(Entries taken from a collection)
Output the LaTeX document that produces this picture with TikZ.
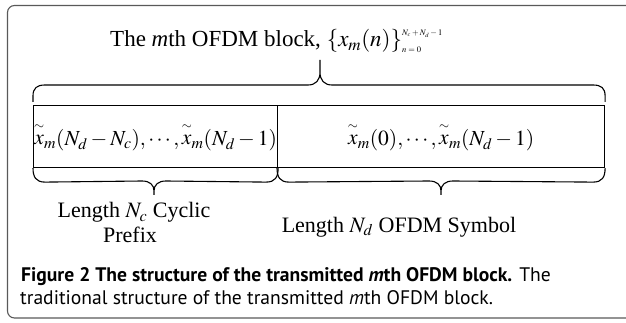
\documentclass[tikz,border=0pt]{standalone}
\usepackage{mathptmx}
\usepackage{fontspec}
\setmainfont{Liberation Serif}
\newfontfamily\capfont{PT Sans}
\usetikzlibrary{calc}
\newcommand{\xt}{\mathord{\stackrel{\raisebox{2pt}{$\scriptscriptstyle\sim$}}{x}}}
\newcommand{\tinymath}[1]{\hbox{\fontsize{8.5}{9}\selectfont$#1$}}
\begin{document}
\begin{tikzpicture}[x=1pt,y=-1pt,
  frame/.style={draw=black!65, line width=1.1pt, rounded corners=7pt},
  cell/.style={draw, line width=1.1pt, minimum height=62pt, inner sep=0pt,
    anchor=north west, font=\fontsize{21.5}{25}\selectfont},
  brace/.style={draw, line width=1.1pt},
  lbl/.style={font=\fontsize{22}{24}\selectfont, inner sep=0pt, anchor=base},
  captext/.style={font=\capfont\fontsize{19.6}{22.5}\selectfont, inner sep=0pt, anchor=base west}]
\useasboundingbox (0,0) rectangle (626,323);

% outer frame, open to the right
\draw[frame] (640,5.5) -- (7.5,5.5) -- (7.5,318) -- (640,318);

% title
\node[lbl, anchor=base west, font=\fontsize{23}{25}\selectfont] (title) at (110,47)
  {The \textit{m}th OFDM block, $\{x_m(n)\}_{\tinymath{n=0}}^{\raisebox{3pt}{\tinymath{N_c+N_d-1}}}$};

% the two parts of the block
\node[cell, minimum width=244pt] (cp) at (33,105)
  {$\xt_m(N_d-N_c),\cdots,\xt_m(N_d-1)$};
\node[cell, minimum width=327pt] (sym) at (277,105)
  {$\xt_m(0),\cdots,\xt_m(N_d-1)$};

% brace tips
\coordinate (ttip) at (320,60);
\coordinate (ltip) at (154,195);
\coordinate (rtip) at (441,195);

% brace over the whole block
\path[brace] ($(cp.north west)+(0,-3)$) -- ++(0,-6)
  .. controls ++(0,-8) and ++(-8,0) .. ($(cp.north west)+(12,-20)$)
  -- ($(ttip)+(-12,25)$) .. controls ++(8,0) and ++(0,8) .. ($(ttip)+(0,12)$) -- (ttip)
  -- ($(ttip)+(0,12)$) .. controls ++(0,8) and ++(-8,0) .. ($(ttip)+(12,25)$)
  -- ($(sym.north east)+(-12,-20)$) .. controls ++(8,0) and ++(0,-8) .. ($(sym.north east)+(0,-9)$)
  -- ++(0,6);

% brace under the cyclic prefix
\path[brace] (cp.south west) .. controls ++(0,9) and ++(-9,0) .. ($(cp.south west)+(12,14)$)
  -- ($(ltip)+(-12,-14)$) .. controls ++(8,0) and ++(0,-6) .. ($(ltip)+(0,-4)$) -- (ltip)
  -- ($(ltip)+(0,-4)$) .. controls ++(0,-6) and ++(-8,0) .. ($(ltip)+(12,-14)$)
  -- ($(cp.south east)+(-12,14)$) .. controls ++(9,0) and ++(0,9) .. (cp.south east);

% brace under the OFDM symbol
\path[brace] (sym.south west) .. controls ++(0,9) and ++(-9,0) .. ($(sym.south west)+(12,14)$)
  -- ($(rtip)+(-12,-14)$) .. controls ++(8,0) and ++(0,-6) .. ($(rtip)+(0,-4)$) -- (rtip)
  -- ($(rtip)+(0,-4)$) .. controls ++(0,-6) and ++(-8,0) .. ($(rtip)+(12,-14)$)
  -- ($(sym.south east)+(-12,14)$) .. controls ++(9,0) and ++(0,9) .. (sym.south east);

% labels
\node[lbl] (cplbl) at (134,218) {Length $N_c$ Cyclic};
\node[lbl] (cplbl2) at (130,242) {Prefix};
\node[lbl] (symlbl) at (399,232) {Length $N_d$ OFDM Symbol};

% caption
\node[captext] (caption) at (21,281)
  {\textbf{Figure 2 The structure of the transmitted \textit{m}th OFDM block.} The};
\node[captext] (caption2) at (20,304)
  {traditional structure of the transmitted \textit{m}th OFDM block.};
\end{tikzpicture}
\end{document}
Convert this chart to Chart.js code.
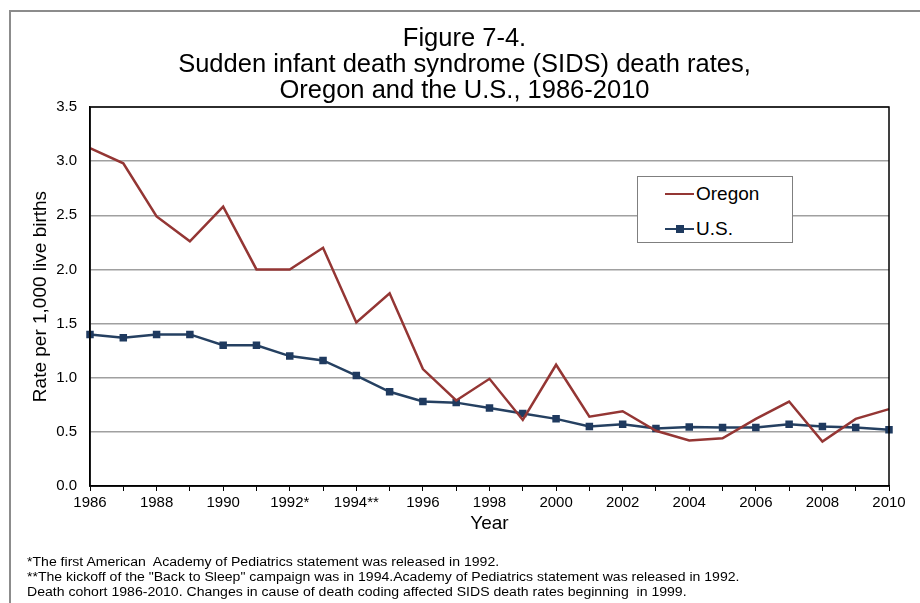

## Stated problem
Omit any images, then output the listing exactly.

## Written answer
Output the LaTeX document that produces this picture with TikZ.
\documentclass[tikz,border=0pt]{standalone}
\usepackage{mathptmx}
\usepackage{fontspec}
\setmainfont{Liberation Serif}
\newfontfamily\capfont{PT Sans}
\usetikzlibrary{calc}
\newcommand{\xt}{\mathord{\stackrel{\raisebox{2pt}{$\scriptscriptstyle\sim$}}{x}}}
\newcommand{\tinymath}[1]{\hbox{\fontsize{8.5}{9}\selectfont$#1$}}
\begin{document}
\begin{tikzpicture}[x=1pt,y=-1pt,
  frame/.style={draw=black!65, line width=1.1pt, rounded corners=7pt},
  cell/.style={draw, line width=1.1pt, minimum height=62pt, inner sep=0pt,
    anchor=north west, font=\fontsize{21.5}{25}\selectfont},
  brace/.style={draw, line width=1.1pt},
  lbl/.style={font=\fontsize{22}{24}\selectfont, inner sep=0pt, anchor=base},
  captext/.style={font=\capfont\fontsize{19.6}{22.5}\selectfont, inner sep=0pt, anchor=base west}]
\useasboundingbox (0,0) rectangle (626,323);

% outer frame, open to the right
\draw[frame] (640,5.5) -- (7.5,5.5) -- (7.5,318) -- (640,318);

% title
\node[lbl, anchor=base west, font=\fontsize{23}{25}\selectfont] (title) at (110,47)
  {The \textit{m}th OFDM block, $\{x_m(n)\}_{\tinymath{n=0}}^{\raisebox{3pt}{\tinymath{N_c+N_d-1}}}$};

% the two parts of the block
\node[cell, minimum width=244pt] (cp) at (33,105)
  {$\xt_m(N_d-N_c),\cdots,\xt_m(N_d-1)$};
\node[cell, minimum width=327pt] (sym) at (277,105)
  {$\xt_m(0),\cdots,\xt_m(N_d-1)$};

% brace tips
\coordinate (ttip) at (320,60);
\coordinate (ltip) at (154,195);
\coordinate (rtip) at (441,195);

% brace over the whole block
\path[brace] ($(cp.north west)+(0,-3)$) -- ++(0,-6)
  .. controls ++(0,-8) and ++(-8,0) .. ($(cp.north west)+(12,-20)$)
  -- ($(ttip)+(-12,25)$) .. controls ++(8,0) and ++(0,8) .. ($(ttip)+(0,12)$) -- (ttip)
  -- ($(ttip)+(0,12)$) .. controls ++(0,8) and ++(-8,0) .. ($(ttip)+(12,25)$)
  -- ($(sym.north east)+(-12,-20)$) .. controls ++(8,0) and ++(0,-8) .. ($(sym.north east)+(0,-9)$)
  -- ++(0,6);

% brace under the cyclic prefix
\path[brace] (cp.south west) .. controls ++(0,9) and ++(-9,0) .. ($(cp.south west)+(12,14)$)
  -- ($(ltip)+(-12,-14)$) .. controls ++(8,0) and ++(0,-6) .. ($(ltip)+(0,-4)$) -- (ltip)
  -- ($(ltip)+(0,-4)$) .. controls ++(0,-6) and ++(-8,0) .. ($(ltip)+(12,-14)$)
  -- ($(cp.south east)+(-12,14)$) .. controls ++(9,0) and ++(0,9) .. (cp.south east);

% brace under the OFDM symbol
\path[brace] (sym.south west) .. controls ++(0,9) and ++(-9,0) .. ($(sym.south west)+(12,14)$)
  -- ($(rtip)+(-12,-14)$) .. controls ++(8,0) and ++(0,-6) .. ($(rtip)+(0,-4)$) -- (rtip)
  -- ($(rtip)+(0,-4)$) .. controls ++(0,-6) and ++(-8,0) .. ($(rtip)+(12,-14)$)
  -- ($(sym.south east)+(-12,14)$) .. controls ++(9,0) and ++(0,9) .. (sym.south east);

% labels
\node[lbl] (cplbl) at (134,218) {Length $N_c$ Cyclic};
\node[lbl] (cplbl2) at (130,242) {Prefix};
\node[lbl] (symlbl) at (399,232) {Length $N_d$ OFDM Symbol};

% caption
\node[captext] (caption) at (21,281)
  {\textbf{Figure 2 The structure of the transmitted \textit{m}th OFDM block.} The};
\node[captext] (caption2) at (20,304)
  {traditional structure of the transmitted \textit{m}th OFDM block.};
\end{tikzpicture}
\end{document}
Convert this chart to Chart.js code.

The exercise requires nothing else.